セイバーメトリクスとは、野球の試合や選手のパフォーマンスを統計的に分析し、評価する手法です。
この言葉は、「Society for American Baseball Research(SABR)」に由来し、従来の勝率や打率、打点といった基本的な数値だけでは見えなかった選手の能力やチームの戦略を浮き彫りにするために考案されました。
セイバーメトリクスは、野球ファンの間で「選手の価値を数値で客観的に判断できる方法」として注目され、特にメジャーリーグでは広く活用されています。
この手法では、例えば「OPS(出塁率+長打率)」や「WAR(Wins Above Replacement)」といった指標が用いられます。OPSは選手が得点にどれだけ貢献できるかを示し、打撃の総合力を評価する上で重要です。
一方、WARは「その選手がチームに何勝分の価値をもたらすか」を示す指標であり、守備や走塁も含めて選手の総合的な能力を評価します。これにより、従来のホームランや打率といった数字だけでは見えてこなかった選手の「本当の価値」を見出すことができるのです。
セイバーメトリクスを活用すると、試合の見方が大きく変わります。従来は、打率やホームラン数が選手評価の基準とされていましたが、データを深掘りすることで「本当に価値ある選手」が見えてきます。
たとえば、出塁率が高い選手は、たとえ打率が平均的でもチームの勝利に大きく貢献している場合があります。出塁率の高さは、相手投手に多くの球を投げさせるため、チーム全体の攻撃力を向上させる重要な要素です。

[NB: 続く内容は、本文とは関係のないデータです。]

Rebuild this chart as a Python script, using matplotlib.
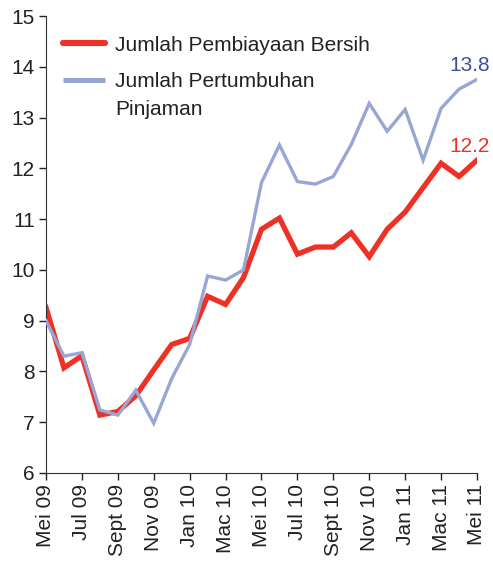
import matplotlib.pyplot as plt

plt.rcParams['font.family'] = ['Liberation Sans', 'DejaVu Sans']

months = ['Mei 09', 'Jun 09', 'Jul 09', 'Ogos 09', 'Sept 09', 'Okt 09', 'Nov 09',
          'Dis 09', 'Jan 10', 'Feb 10', 'Mac 10', 'Apr 10', 'Mei 10', 'Jun 10',
          'Jul 10', 'Ogos 10', 'Sept 10', 'Okt 10', 'Nov 10', 'Dis 10', 'Jan 11',
          'Feb 11', 'Mac 11', 'Apr 11', 'Mei 11']

pembiayaan = [9.26, 8.07, 8.31, 7.14, 7.21, 7.52, 8.03, 8.53, 8.65, 9.48, 9.32,
              9.85, 10.8, 11.02, 10.31, 10.45, 10.45, 10.73, 10.26, 10.8, 11.14,
              11.62, 12.1, 11.84, 12.16]
pinjaman = [9.0, 8.3, 8.37, 7.24, 7.14, 7.63, 6.98, 7.86, 8.53, 9.88, 9.8, 10.0,
            11.72, 12.46, 11.74, 11.69, 11.84, 12.47, 13.28, 12.73, 13.16, 12.16,
            13.18, 13.56, 13.75]

red = '#ee3124'
blue = '#98a6d4'
txt = '#222222'
x = list(range(len(months)))

fig = plt.figure(figsize=(4.93, 5.62), dpi=100)
ax = fig.add_axes([0.0933, 0.1584, 0.8742, 0.8131])

ax.plot(x, pembiayaan, color=red, lw=3.8, solid_joinstyle='miter', zorder=2)
ax.plot(x, pinjaman, color=blue, lw=2.4, solid_joinstyle='miter', zorder=3)

ax.annotate('13.8', (x[-1], pinjaman[-1]), xytext=(-5, 3), textcoords='offset points',
            ha='center', va='bottom', color='#3b4fa0', fontsize=15, annotation_clip=False)
ax.annotate('12.2', (x[-1], pembiayaan[-1]), xytext=(-5, 3), textcoords='offset points',
            ha='center', va='bottom', color=red, fontsize=15, annotation_clip=False)

# legend drawn by hand so the blue key sits on the first text line
ax.plot([0.039, 0.137], [0.941, 0.941], transform=ax.transAxes, color=red,
        lw=4.4, solid_capstyle='round', clip_on=False)
ax.plot([0.039, 0.137], [0.860, 0.860], transform=ax.transAxes, color=blue,
        lw=3.6, solid_capstyle='butt', clip_on=False)
ax.text(0.160, 0.923, 'Jumlah Pembiayaan Bersih', transform=ax.transAxes,
        fontsize=15, color=txt, va='baseline')
ax.text(0.160, 0.845, 'Jumlah Pertumbuhan', transform=ax.transAxes,
        fontsize=15, color=txt, va='baseline')
ax.text(0.160, 0.783, 'Pinjaman', transform=ax.transAxes,
        fontsize=15, color=txt, va='baseline')

ax.set_xlim(0, 24)
ax.set_ylim(6, 15)
ax.set_yticks(range(6, 16))
ax.set_xticks(x[::2])
ax.set_xticklabels(months[::2], rotation=90)
ax.tick_params(labelsize=15, colors=txt, length=5, width=1, direction='out', pad=3)
for s in ['top', 'right']:
    ax.spines[s].set_visible(False)
for s in ['left', 'bottom']:
    ax.spines[s].set_color('#333333')

plt.savefig('out.png', dpi=100)
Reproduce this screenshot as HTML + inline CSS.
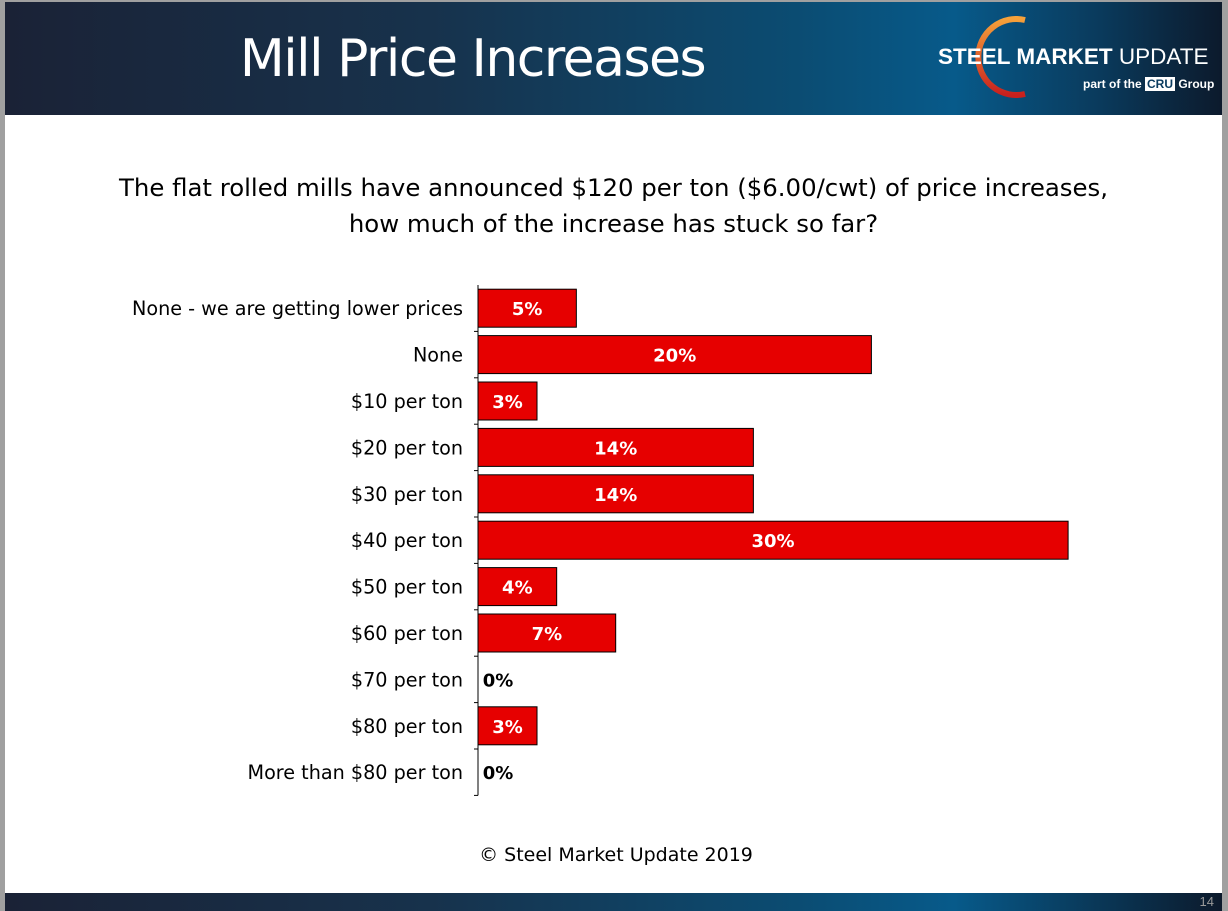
<!DOCTYPE html>
<html><head><meta charset="utf-8"><style>
body{margin:0;width:1228px;height:911px;background:#a0a0a0;position:relative;overflow:hidden;font-family:"Liberation Sans",sans-serif}
#slide{position:absolute;left:5px;top:2px;width:1217px;height:909px;background:#fff}
#hdr{position:absolute;left:0;top:0;width:1217px;height:113px;background:linear-gradient(90deg,#1a2236 0%,#17324c 35%,#0b4c72 65%,#075a8a 78%,#0a3a5c 90%,#0c1a2c 100%)}
#ftr{position:absolute;left:0;top:891px;width:1217px;height:18px;background:linear-gradient(90deg,#1a2236 0%,#17324c 35%,#0b4c72 65%,#075a8a 78%,#0c1a2c 100%)}
</style></head><body>
<div id="slide">
<div id="hdr">
<div style="position:absolute;left:0;width:935px;top:27px;text-align:center;color:#fff;font-size:52px;font-family:'DejaVu Sans','Liberation Sans',sans-serif;letter-spacing:-1.5px">Mill Price Increases</div>
<svg style="position:absolute;left:960px;top:14px" width="80" height="82"><path d="M60 4 A38 38 0 1 0 60 78" fill="none" stroke="url(#g)" stroke-width="6"/><defs><linearGradient id="g" x1="0" y1="0" x2="0" y2="1"><stop offset="0" stop-color="#f6a13a"/><stop offset="1" stop-color="#c8201e"/></linearGradient></defs></svg>
<div style="position:absolute;left:933px;top:42px;color:#fff;font-size:22.5px;white-space:nowrap"><b>STEEL MARKET</b> UPDATE</div>
<div style="position:absolute;left:1078px;top:75px;color:#fff;font-size:12px;font-weight:bold;white-space:nowrap">part of the <span style="background:#fff;color:#0b3c60;padding:0 2px">CRU</span> Group</div>
</div>
<div style="position:absolute;left:0;width:1217px;top:168px;text-align:center;font-size:24.4px;line-height:36px;font-family:'DejaVu Sans','Liberation Sans',sans-serif;color:#000">The flat rolled mills have announced $120 per ton ($6.00/cwt) of price increases,<br>how much of the increase has stuck so far?</div>
<svg id="chart" style="position:absolute;left:-5px;top:-2px" width="1228" height="911"></svg>
<div style="position:absolute;left:0;width:1222px;top:842px;text-align:center;font-size:19px;font-family:'DejaVu Sans','Liberation Sans',sans-serif">© Steel Market Update 2019</div>
<div id="ftr"><span style="position:absolute;right:8px;top:1px;color:#999;font-size:13px">14</span></div>
</div>
<script>
const categories=["None - we are getting lower prices","None","$10 per ton","$20 per ton","$30 per ton","$40 per ton","$50 per ton","$60 per ton","$70 per ton","$80 per ton","More than $80 per ton"];
const values=[5,20,3,14,14,30,4,7,0,3,0];
const svg=document.getElementById('chart');const NS='http://www.w3.org/2000/svg';
const x0=478,pxPer=19.67,top0=285,band=46.4,bh=38;
const xs=v=>x0+v*pxPer, yc=i=>top0+band*(i+0.5);
function mk(t,a){const e=document.createElementNS(NS,t);for(const k in a)e.setAttribute(k,a[k]);svg.appendChild(e);return e;}
categories.forEach((c,i)=>{
 const l=mk('text',{x:463,y:yc(i)+7,'text-anchor':'end','font-size':19.2,'font-family':'DejaVu Sans, Liberation Sans, sans-serif'});l.textContent=c;
 
 
 const v=values[i];
 if(v>0){const r=mk('rect',{x:x0,y:yc(i)-bh/2,width:xs(v)-x0,height:bh,fill:'#e60000',stroke:'#000','stroke-width':1});
 
 }
 const t=mk('text',{x:v>0?(x0+xs(v))/2:x0+20,y:yc(i)+7,'text-anchor':'middle','font-size':18,'font-weight':'bold',fill:v>0?'#fff':'#000','font-family':'DejaVu Sans, Liberation Sans, sans-serif'});t.textContent=v+'%';
 
 
 mk('line',{x1:x0-4,x2:x0,y1:yc(i)+band/2,y2:yc(i)+band/2,stroke:'#000'});
});
const ax=mk('line',{x1:x0,x2:x0,y1:top0,y2:top0+band*categories.length,stroke:'#000','stroke-width':1});


</script>
</body></html>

また、守備面でもセイバーメトリクスの指標は試合の見方を変えます。
従来は「エラー数」や「守備率」といった基本的なデータで守備力が評価されていましたが、「UZR(Ultimate Zone Rating)」や「DRS(Defensive Runs Saved)」などの指標を使うことで、選手がどれだけ得点を防いだかが可視化されます。
これにより、「堅実な守備」と「ゲームを変える守備」の違いが具体的な数字で理解できるようになります。
近年、セイバーメトリクスのデータは一般のファンにも広く公開されており、誰でも気軽にアクセスできるようになりました。
メジャーリーグ公式サイトや各種スポーツデータサイトでは、OPS、WAR、FIPなどの指標が試合ごとに更新されており、選手のパフォーマンスをリアルタイムで確認できます。
また、日本プロ野球でも一部の球団がデータを活用した選手評価を公表しており、セイバーメトリクスに基づく選手の活躍分析が進んでいます。
これらのデータを閲覧することで、観戦中の楽しみ方が格段に広がります。例えば、試合前に選手のOPSを比較することで「この試合では誰が得点源になるか」を予測したり、投手のFIPを確認することで「守備に依存しない実力派の投手は誰か」を把握することができます。
また、シーズンを通じて選手の成績を追うことで、チーム全体の成長や選手個人の飛躍をデータと共に実感できるでしょう。